"""

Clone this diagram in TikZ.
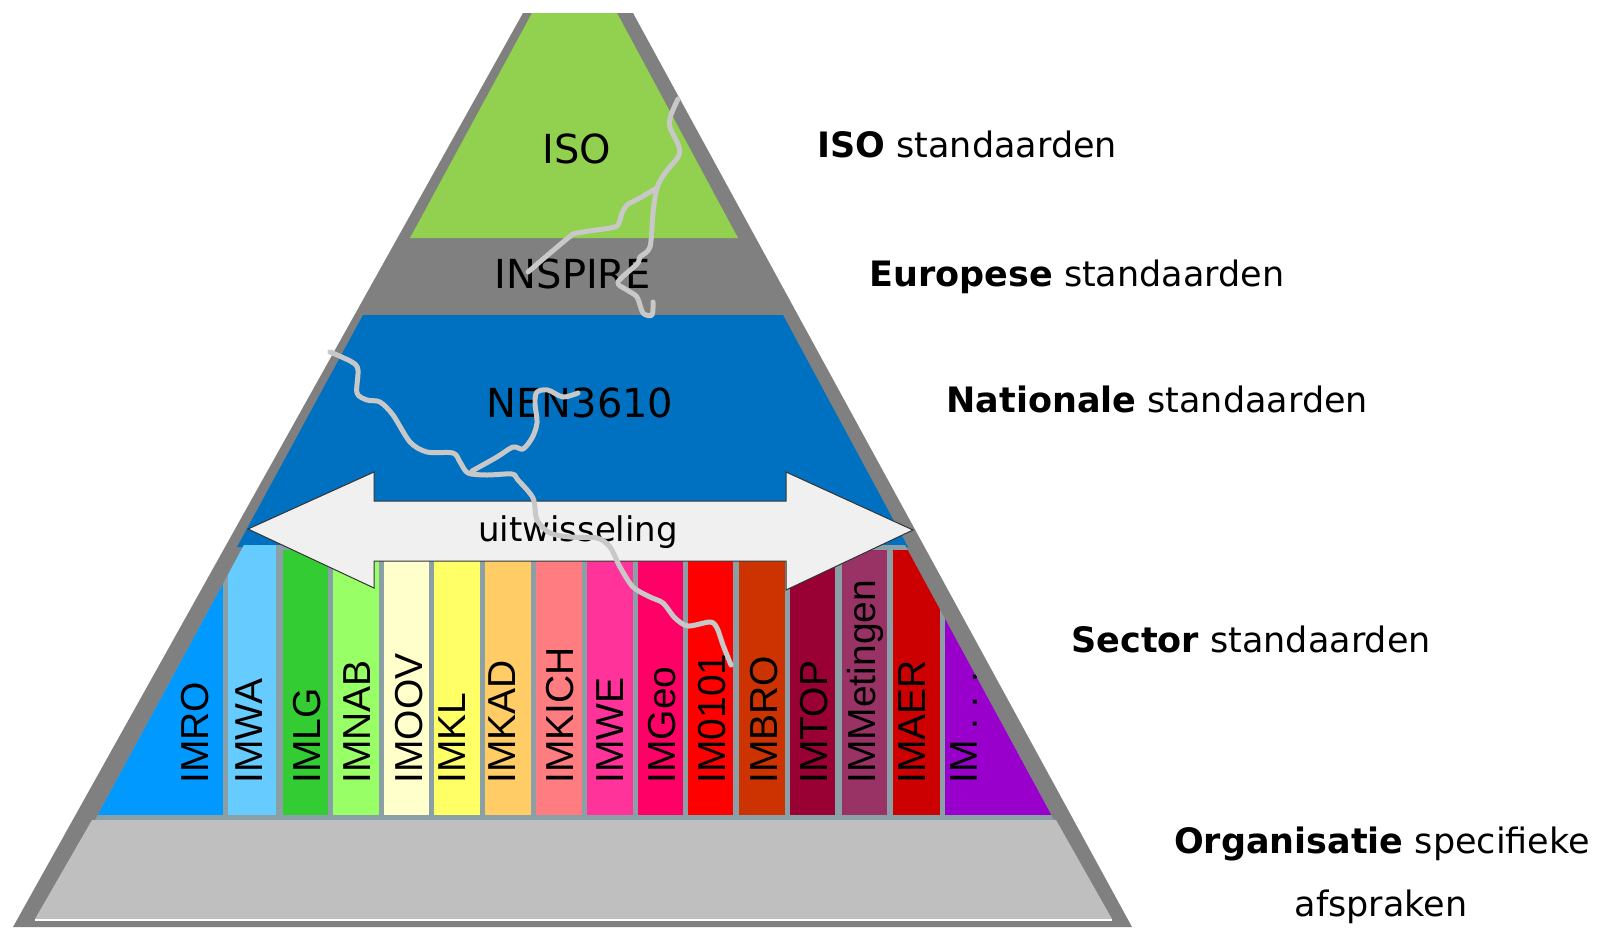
\documentclass[tikz,border=0pt]{standalone}
\usepackage{fontspec}
\setmainfont{DejaVu Sans}
\newfontfamily\imfont{Liberation Sans}
\definecolor{isogreen}{HTML}{92D050}
\definecolor{natblue}{HTML}{0070C0}
\definecolor{randgray}{HTML}{808080}
\definecolor{orggray}{HTML}{BFBFBF}
\definecolor{sepgray}{RGB}{138,160,166}
\definecolor{pijlfill}{HTML}{F0F0F0}
\definecolor{barstgray}{HTML}{C8C8C8}
\definecolor{imro}{HTML}{0099FF}
\definecolor{imwa}{HTML}{66CCFF}
\definecolor{imlg}{HTML}{33CC33}
\definecolor{imnab}{HTML}{99FF66}
\definecolor{imoov}{HTML}{FFFFCC}
\definecolor{imkl}{HTML}{FFFF66}
\definecolor{imkad}{HTML}{FFCC66}
\definecolor{imkich}{HTML}{FF7C80}
\definecolor{imwe}{HTML}{FF3399}
\definecolor{imgeo}{HTML}{FF0066}
\definecolor{imnul}{HTML}{FF0000}
\definecolor{imbro}{HTML}{CC3300}
\definecolor{imtop}{HTML}{990033}
\definecolor{immet}{HTML}{993366}
\definecolor{imaer}{HTML}{CC0000}
\definecolor{imrest}{HTML}{9900CC}
% one sector column: name, left, right, top, colour, baseline x, text
\newcommand{\imkolom}[7]{%
  \fill[#5] (#2,#4) rectangle (#3,815);
  \node[imlabel] (#1) at (#6,784) {#7};}

\begin{document}
\begin{tikzpicture}[x=0.5pt, y=-0.5pt,
  imlabel/.style={rotate=90, anchor=base west, inner sep=0pt, font=\imfont\fontsize{19.5pt}{22pt}\selectfont},
  laag/.style={inner sep=0pt, anchor=base, font=\fontsize{20pt}{24pt}\selectfont},
  kant/.style={inner sep=0pt, anchor=base west, font=\fontsize{17.5pt}{21pt}\selectfont},
  barst/.style={barstgray, line width=2.5pt, line cap=round, line join=round}]
  \useasboundingbox (0,0) rectangle (1601,927);

  % Outer pyramid
  \fill[randgray] (523,13) -- (633,13) -- (1132,927) -- (13,927) -- cycle;
  % ISO layer
  \fill[isogreen] (532,13) -- (617,13) -- (738,238) -- (410,238) -- cycle;
  % National layer
  \fill[natblue] (363,315) -- (783,315) -- (908,547) -- (237,547) -- cycle;

  % Sector columns
  \begin{scope}
    \clip (244,545) -- (905,545) -- (1054,820) -- (95,820) -- cycle;
    \fill[sepgray] (244,545) -- (905,545) -- (1054,820) -- (95,820) -- cycle;
    \imkolom{imro}{80}{223}{535}{imro}{208}{IMRO}
    \imkolom{imwa}{228}{276}{535}{imwa}{262}{IMWA}
    \imkolom{imlg}{283}{328}{550}{imlg}{320}{IMLG}
    \imkolom{imnab}{333}{379}{550}{imnab}{370}{IMNAB}
    \imkolom{imoov}{384}{429}{550}{imoov}{422}{IMOOV}
    \imkolom{imkl}{434}{480}{550}{imkl}{465}{IMKL}
    \imkolom{imkad}{485}{531}{550}{imkad}{515}{IMKAD}
    \imkolom{imkich}{536}{582}{550}{imkich}{573}{IMKICH}
    \imkolom{imwe}{587}{633}{550}{imwe}{623}{IMWE}
    \imkolom{imgeo}{638}{683}{550}{imgeo}{675}{IMGeo}
    \imkolom{imnul}{688}{733}{550}{imnul}{725}{IM0101}
    \imkolom{imbro}{739}{785}{550}{imbro}{777}{IMBRO}
    \imkolom{imtop}{790}{835}{550}{imtop}{827}{IMTOP}
    \imkolom{immet}{842}{887}{550}{immet}{875}{IMMetingen}
    \imkolom{imaer}{893}{940}{550}{imaer}{925}{IMAER}
    \imkolom{imrest}{945}{1100}{550}{imrest}{977}{IM . . .}
  \end{scope}

  % Organisation layer
  \fill[orggray] (92,820) -- (1056,820) -- (1112,919) -- (35,919) -- cycle;
  \draw[white, line width=1pt] (35,920) -- (1112,920);

  % Exchange arrow
  \draw[fill=pijlfill, draw=black!80, line width=0.5pt]
    (248,529) -- (374,472) -- (374,501) -- (786,501) -- (786,472) -- (913,530)
    -- (786,590) -- (786,561) -- (374,561) -- (374,588) -- cycle;
  \node[laag, font=\fontsize{17pt}{20pt}\selectfont] (uitw) at (578,541) {uitwisseling};

  % Layer names
  \node[laag] (iso) at (577,163) {ISO};
  \node[laag] (inspire) at (573,288) {INSPIRE};
  \node[laag] (nen) at (580,417) {NEN3610};

  % Labels right
  \node[kant] (lbliso) at (817,157) {\textbf{ISO} standaarden};
  \node[kant] (lbleu) at (869,286) {\textbf{Europese} standaarden};
  \node[kant] (lblnat) at (946,412) {\textbf{Nationale} standaarden};
  \node[kant] (lblsec) at (1071,652) {\textbf{Sector} standaarden};
  \node[kant, anchor=base] (lblorg) at (1382,853) {\textbf{Organisatie} specifieke};
  \node[kant, anchor=base] (lblafs) at (1381,916) {afspraken};

  % Cracks
  \draw[barst] plot[smooth, tension=0.5] coordinates {(678,99) (671,115) (670,127) (679,147)
    (678,157) (665,173) (657,188) (653,213) (650,247) (640,257) (637,264) (618,282)
    (627,290) (637,297) (643,313) (652,315) (653,302)};
  \draw[barst] plot[smooth, tension=0.5] coordinates {(657,188) (638,199) (627,205)
    (622,213) (618,225) (610,228) (577,233) (568,238) (528,272)};
  \draw[barst] plot[smooth, tension=0.5] coordinates {(330,352) (352,362) (358,370) (357,393)
    (367,400) (380,402) (393,415) (410,442) (427,452) (453,453) (460,462) (468,473)
    (487,475) (512,474) (518,480) (533,498) (537,520) (550,533) (570,537) (597,538)
    (610,547) (620,567) (633,587) (650,597) (663,603) (675,618) (688,626) (710,622)
    (717,628) (723,645) (731,665)};
  \draw[barst] plot[smooth, tension=0.5] coordinates {(472,471) (497,457) (513,447) (523,449)
    (532,438) (537,423) (535,403) (537,392) (548,390) (563,397) (578,393)};
\end{tikzpicture}
\end{document}
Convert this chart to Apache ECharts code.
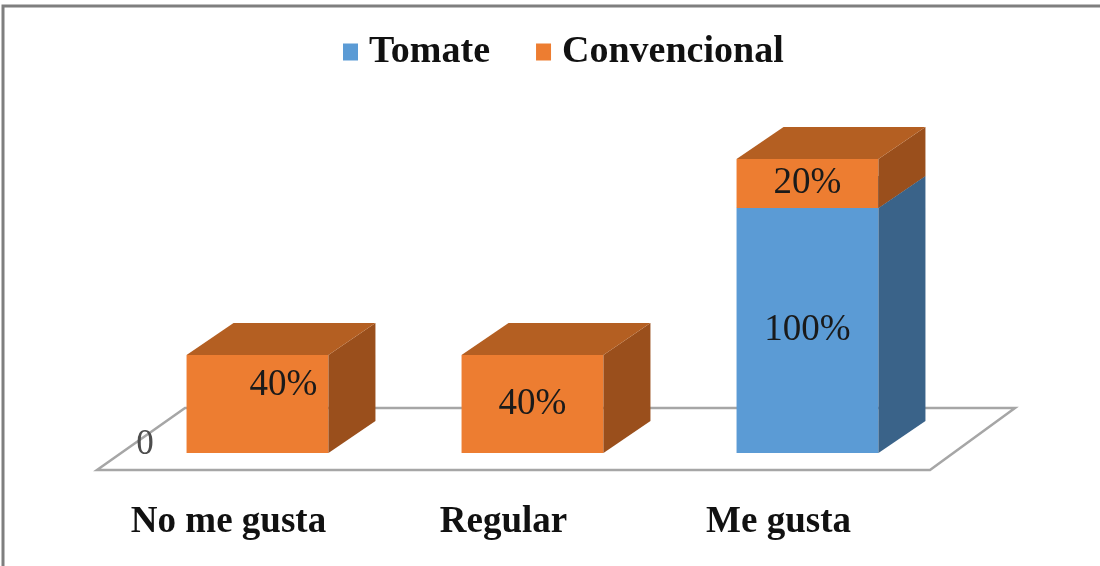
<!DOCTYPE html>
<html>
<head>
<meta charset="utf-8">
<script src="https://cdn.jsdelivr.net/npm/echarts@6/dist/echarts.min.js"></script>
<style>
html, body { margin: 0; padding: 0; background: #fff; }
#chart { width: 1100px; height: 566px; }
</style>
</head>
<body>
<div id="chart"></div>
<script>
var categories = ['No me gusta', 'Regular', 'Me gusta'];
var tomate = [0, 0, 100];
var convencional = [40, 40, 20];
var valueTicks = [0];

var DX = 47, DY = -32;   // bar depth
var serif = '"Liberation Serif", "Times New Roman", serif';

function boxItem(colors, shift) {
    return function (params, api) {
        var idx = api.value(0);
        var val = api.value(1);
        var base = api.value(2);
        if (!val) return null;
        var p0 = api.coord([idx, base]);
        var p1 = api.coord([idx, base + val]);
        var w = api.size([1, 0])[0] * 0.516;
        var x0 = p0[0] - w / 2, x1 = p0[0] + w / 2;
        var yb = p0[1], yt = p1[1];
        var s = shift(idx);
        return {
            type: 'group',
            children: [
                { type: 'rect', shape: { x: x0, y: yt, width: w, height: yb - yt }, style: { fill: colors[0] } },
                { type: 'polygon', shape: { points: [[x1, yb], [x1 + DX, yb + DY], [x1 + DX, yt + DY], [x1, yt]] }, style: { fill: colors[1] } },
                { type: 'polygon', shape: { points: [[x0, yt], [x0 + DX, yt + DY], [x1 + DX, yt + DY], [x1, yt]] }, style: { fill: colors[2] } },
                {
                    type: 'text', z2: 10,
                    style: {
                        x: p0[0] + s[0], y: (yb + yt) / 2 + s[1], text: val + '%',
                        fill: '#1a1a1a', font: '37px ' + serif, align: 'center', verticalAlign: 'middle'
                    }
                }
            ]
        };
    };
}

function floorItem(params, api) {
    var band = api.size([1, 0])[0];
    var a = api.coord([0, 0]);
    var b = api.coord([categories.length - 1, 0]);
    var l = a[0] - band / 2, r = b[0] + band / 2, y = a[1];
    var fl = [l - 23, y + 17], fr = [r - 15, y + 17];
    var bl = [l + 65, y - 45], br = [r + 70, y - 45];
    return {
        type: 'group',
        children: [
            { type: 'polygon', shape: { points: [fl, fr, br, bl] }, style: { fill: '#fff', stroke: '#a6a6a6', lineWidth: 2.5 } },
            {
                type: 'text',
                style: {
                    x: (fl[0] + bl[0]) / 2 + 4, y: (fl[1] + bl[1]) / 2 + 6, text: String(valueTicks[0]),
                    fill: '#4d4d4d', font: '35px ' + serif, align: 'center', verticalAlign: 'middle'
                }
            }
        ]
    };
}

var chartDom = document.getElementById('chart');
var myChart = echarts.init(chartDom);
var option;

option = {
    animation: false,
    backgroundColor: '#fff',
    graphic: [{
        type: 'rect', shape: { x: 3, y: 6, width: 1200, height: 1000 },
        style: { fill: 'none', stroke: '#7f7f7f', lineWidth: 3 }, silent: true
    }],
    legend: {
        left: 338,
        top: 28,
        itemWidth: 15,
        itemHeight: 17,
        itemGap: 46,
        icon: 'rect',
        data: ['Tomate', 'Convencional'],
        textStyle: { fontFamily: serif, fontWeight: 'bold', fontSize: 38, color: '#111', padding: [0, 0, 0, 6] }
    },
    grid: { left: 120, right: 155, top: 110, bottom: 113 },
    xAxis: {
        type: 'category',
        data: categories,
        axisLine: { show: false },
        axisTick: { show: false },
        axisLabel: {
            margin: 51,
            padding: [0, 58, 0, 0],
            fontFamily: serif, fontWeight: 'bold', fontSize: 37, color: '#111'
        }
    },
    yAxis: {
        type: 'value', min: 0, max: 140,
        show: false
    },
    series: [
        {
            type: 'custom', name: 'floor', z: 1, silent: true,
            renderItem: floorItem,
            data: [[0, 0]],
            encode: { x: 0, y: 1 }
        },
        {
            type: 'custom', name: 'Tomate', z: 2,
            itemStyle: { color: '#5b9bd5' },
            renderItem: boxItem(['#5b9bd5', '#3a6389', '#41719c'], function () { return [0, 0]; }),
            data: tomate.map(function (v, i) { return [i, v, 0]; }),
            encode: { x: 0, y: 1 }
        },
        {
            type: 'custom', name: 'Convencional', z: 3,
            itemStyle: { color: '#ed7d31' },
            renderItem: boxItem(['#ed7d31', '#9a4f1c', '#b45f22'], function (i) { return i === 0 ? [26, -19] : [0, 0]; }),
            data: convencional.map(function (v, i) { return [i, v, tomate[i]]; }),
            encode: { x: 0, y: 1 }
        }
    ]
};

myChart.setOption(option);
</script>
</body>
</html>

"""

> **What the exercise asks**: Repeat only the lines between the top of the entries above and the line containing "(#1) at (#6,784)", both ends included, without the pictures.

> **Task response**:
Clone this diagram in TikZ.
\documentclass[tikz,border=0pt]{standalone}
\usepackage{fontspec}
\setmainfont{DejaVu Sans}
\newfontfamily\imfont{Liberation Sans}
\definecolor{isogreen}{HTML}{92D050}
\definecolor{natblue}{HTML}{0070C0}
\definecolor{randgray}{HTML}{808080}
\definecolor{orggray}{HTML}{BFBFBF}
\definecolor{sepgray}{RGB}{138,160,166}
\definecolor{pijlfill}{HTML}{F0F0F0}
\definecolor{barstgray}{HTML}{C8C8C8}
\definecolor{imro}{HTML}{0099FF}
\definecolor{imwa}{HTML}{66CCFF}
\definecolor{imlg}{HTML}{33CC33}
\definecolor{imnab}{HTML}{99FF66}
\definecolor{imoov}{HTML}{FFFFCC}
\definecolor{imkl}{HTML}{FFFF66}
\definecolor{imkad}{HTML}{FFCC66}
\definecolor{imkich}{HTML}{FF7C80}
\definecolor{imwe}{HTML}{FF3399}
\definecolor{imgeo}{HTML}{FF0066}
\definecolor{imnul}{HTML}{FF0000}
\definecolor{imbro}{HTML}{CC3300}
\definecolor{imtop}{HTML}{990033}
\definecolor{immet}{HTML}{993366}
\definecolor{imaer}{HTML}{CC0000}
\definecolor{imrest}{HTML}{9900CC}
% one sector column: name, left, right, top, colour, baseline x, text
\newcommand{\imkolom}[7]{%
  \fill[#5] (#2,#4) rectangle (#3,815);
  \node[imlabel] (#1) at (#6,784) {#7};}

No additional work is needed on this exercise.